Vitamine D et inflammation parodontale
Derrière ces données épidémiologiques, autrement dit recueillies à l’échelle des populations, la compréhension des mécanismes biologiques à l’œuvre dans cette association progresse. Tout d’abord, la fonction autonettoyante des cellules humaines, appelée autophagie, est stimulée en présence de vitamine D, ce qui conduit à la diminution du taux de bactéries agressives dans le microbiote (Porphyromonas Gingivalis spécialement). Un bon taux de vitamine D apparaît donc comme utile pour lutter contre la dysbiose (déséquilibre du microbiote buccal en faveur des bactéries agressives) et restaurer un microbiote symbiotique (voir chapitre 1 sur le microbiote). De plus, la vitamine D semble diminuer la réponse inflammatoire en présence des bactéries responsables de la parodontite : les taux de cytokines, qui sont les médiateurs biologiques de l’inflammation dans les tissus, sont moindres chez les patients non carencés en vitamine D. Or ce ne sont pas les bactéries qui détruisent directement la gencive et l’os sous-jacent, mais bel et bien la réponse inflammatoire de l’organisme. C’est pourquoi cette découverte est particulièrement intéressante dans le cadre des traitements parodontaux.

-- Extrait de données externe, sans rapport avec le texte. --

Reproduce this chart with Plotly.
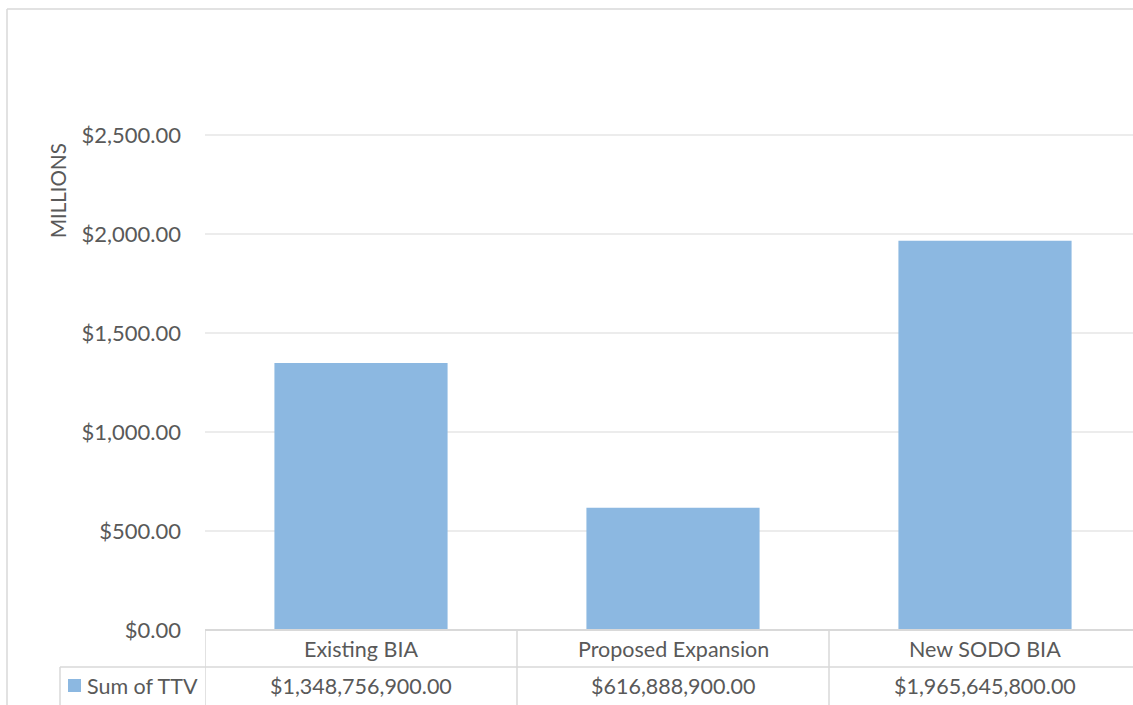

Vitamine D et traitement parodontaux
L’apport d’un bon taux de vitamine D a été étudié dans la cadre des différents traitements parodontaux. Les traitements non chirurgicaux de la parodontite, le surfaçage radiculaire notamment, sont potentialisés par un bon taux circulant de vitamine D. De plus, la vitamine D favoriserait les résultats des chirurgies parodontales, et même des traitements orthodontiques. En effet, le mouvement orthodontique fait appel à un renouvellement cellulaire intense des tissus parodontaux autour de la dent en mouvement, et le turn over cellulaire est, comme nous l’avons vu, facilité par la vitamine D.
Conclusion
Le déficit en vitamine D est impliqué à plusieurs titres dans les pathologies buccodentaires : il augmente le risque de caries, de défauts de minéralisation des dents, de parodontite et d’échecs des traitements parodontaux. Ainsi, le maintien d’un taux adéquat de vitamine D au cours de la vie permet un meilleur développement et un meilleur maintien de la santé buccodentaire. Toutefois, les données scientifiques restent à consolider, tant au niveau épidémiologique (étude de population), qu’au niveau biologique (étude des mécanismes).